Code that draws figures
>> START

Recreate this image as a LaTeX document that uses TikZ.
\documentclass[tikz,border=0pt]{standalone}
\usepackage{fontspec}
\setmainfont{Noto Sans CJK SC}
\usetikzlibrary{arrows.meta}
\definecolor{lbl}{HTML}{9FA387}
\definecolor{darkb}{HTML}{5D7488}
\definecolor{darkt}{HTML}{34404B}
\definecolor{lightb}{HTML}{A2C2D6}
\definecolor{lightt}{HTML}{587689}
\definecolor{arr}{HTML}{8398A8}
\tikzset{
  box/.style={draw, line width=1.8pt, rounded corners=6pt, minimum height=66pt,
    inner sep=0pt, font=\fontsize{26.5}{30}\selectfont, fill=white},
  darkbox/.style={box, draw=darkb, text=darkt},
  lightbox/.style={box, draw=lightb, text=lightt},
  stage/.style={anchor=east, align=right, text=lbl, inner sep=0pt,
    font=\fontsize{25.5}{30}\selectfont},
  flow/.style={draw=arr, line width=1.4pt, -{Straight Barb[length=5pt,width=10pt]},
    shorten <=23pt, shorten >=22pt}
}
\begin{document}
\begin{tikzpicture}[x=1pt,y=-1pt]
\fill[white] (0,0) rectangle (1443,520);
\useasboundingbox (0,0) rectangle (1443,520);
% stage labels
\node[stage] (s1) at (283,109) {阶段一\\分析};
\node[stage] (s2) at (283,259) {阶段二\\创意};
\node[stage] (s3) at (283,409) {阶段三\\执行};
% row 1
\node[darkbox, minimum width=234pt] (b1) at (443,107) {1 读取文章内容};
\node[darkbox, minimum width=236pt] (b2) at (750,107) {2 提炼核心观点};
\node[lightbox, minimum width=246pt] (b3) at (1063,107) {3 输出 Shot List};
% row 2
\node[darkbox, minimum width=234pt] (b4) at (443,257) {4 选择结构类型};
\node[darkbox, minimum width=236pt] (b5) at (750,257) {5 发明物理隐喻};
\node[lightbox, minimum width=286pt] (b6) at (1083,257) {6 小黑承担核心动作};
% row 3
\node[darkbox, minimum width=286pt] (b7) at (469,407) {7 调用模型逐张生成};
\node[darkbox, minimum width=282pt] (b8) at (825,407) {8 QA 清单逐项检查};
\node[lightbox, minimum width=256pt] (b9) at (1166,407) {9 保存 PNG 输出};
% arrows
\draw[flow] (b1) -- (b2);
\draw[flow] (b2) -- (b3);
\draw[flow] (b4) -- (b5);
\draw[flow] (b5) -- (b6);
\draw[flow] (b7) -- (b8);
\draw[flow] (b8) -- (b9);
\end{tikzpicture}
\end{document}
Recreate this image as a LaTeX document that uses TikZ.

>> END
>> START

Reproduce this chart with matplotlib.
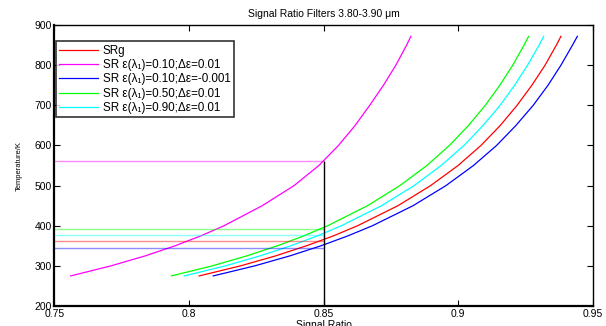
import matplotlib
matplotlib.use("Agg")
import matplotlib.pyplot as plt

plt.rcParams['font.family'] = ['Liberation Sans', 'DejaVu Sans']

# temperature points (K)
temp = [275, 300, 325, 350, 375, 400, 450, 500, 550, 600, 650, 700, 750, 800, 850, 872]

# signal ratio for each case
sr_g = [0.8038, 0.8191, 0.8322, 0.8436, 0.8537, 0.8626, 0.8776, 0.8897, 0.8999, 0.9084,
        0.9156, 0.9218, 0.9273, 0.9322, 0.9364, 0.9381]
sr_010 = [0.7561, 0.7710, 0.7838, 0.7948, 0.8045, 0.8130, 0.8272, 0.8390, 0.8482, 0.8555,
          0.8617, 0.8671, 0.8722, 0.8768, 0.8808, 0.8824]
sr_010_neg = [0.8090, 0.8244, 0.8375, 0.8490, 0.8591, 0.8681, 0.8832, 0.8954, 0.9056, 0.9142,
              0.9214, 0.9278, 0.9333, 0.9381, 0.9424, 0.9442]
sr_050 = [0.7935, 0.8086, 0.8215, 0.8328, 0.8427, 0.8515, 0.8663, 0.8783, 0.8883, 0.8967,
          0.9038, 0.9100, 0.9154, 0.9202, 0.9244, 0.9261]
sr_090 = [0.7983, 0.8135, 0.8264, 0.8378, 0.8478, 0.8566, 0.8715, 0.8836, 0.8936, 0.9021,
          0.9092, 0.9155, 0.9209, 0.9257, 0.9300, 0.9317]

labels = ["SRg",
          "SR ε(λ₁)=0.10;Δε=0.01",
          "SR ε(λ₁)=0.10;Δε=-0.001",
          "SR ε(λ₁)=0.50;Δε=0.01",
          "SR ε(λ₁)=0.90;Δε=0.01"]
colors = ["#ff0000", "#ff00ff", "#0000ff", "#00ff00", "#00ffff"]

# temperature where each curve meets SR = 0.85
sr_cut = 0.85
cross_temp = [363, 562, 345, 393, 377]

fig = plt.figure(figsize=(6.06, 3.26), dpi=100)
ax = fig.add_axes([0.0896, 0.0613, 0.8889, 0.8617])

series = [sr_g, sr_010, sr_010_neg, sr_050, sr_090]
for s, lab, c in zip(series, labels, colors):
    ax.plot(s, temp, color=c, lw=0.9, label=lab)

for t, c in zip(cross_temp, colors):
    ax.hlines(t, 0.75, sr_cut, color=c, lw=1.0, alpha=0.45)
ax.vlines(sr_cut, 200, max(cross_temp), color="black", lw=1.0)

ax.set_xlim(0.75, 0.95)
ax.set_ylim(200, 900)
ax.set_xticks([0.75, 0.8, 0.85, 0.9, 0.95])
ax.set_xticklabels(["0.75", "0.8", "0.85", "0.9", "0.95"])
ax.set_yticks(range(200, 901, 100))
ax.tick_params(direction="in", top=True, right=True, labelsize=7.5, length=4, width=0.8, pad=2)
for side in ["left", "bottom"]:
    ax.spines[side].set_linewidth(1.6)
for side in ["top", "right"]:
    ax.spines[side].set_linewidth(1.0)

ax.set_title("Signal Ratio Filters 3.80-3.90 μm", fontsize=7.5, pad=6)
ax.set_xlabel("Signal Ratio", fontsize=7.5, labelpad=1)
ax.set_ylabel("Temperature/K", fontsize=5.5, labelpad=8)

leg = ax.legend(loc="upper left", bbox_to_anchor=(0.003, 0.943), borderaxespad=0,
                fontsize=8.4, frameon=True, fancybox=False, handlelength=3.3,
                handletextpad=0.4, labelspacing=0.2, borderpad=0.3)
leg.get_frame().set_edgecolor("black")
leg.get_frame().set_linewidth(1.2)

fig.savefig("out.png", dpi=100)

>> END

Exactly and only the lines from the line with "Reproduce this chart with matplotlib." to the line with "plt.rcParams['font.family'] = ['Liberation", both ends included, should be echoed. Do not carry over the pictures.

- Answer:
Reproduce this chart with matplotlib.
import matplotlib
matplotlib.use("Agg")
import matplotlib.pyplot as plt

plt.rcParams['font.family'] = ['Liberation Sans', 'DejaVu Sans']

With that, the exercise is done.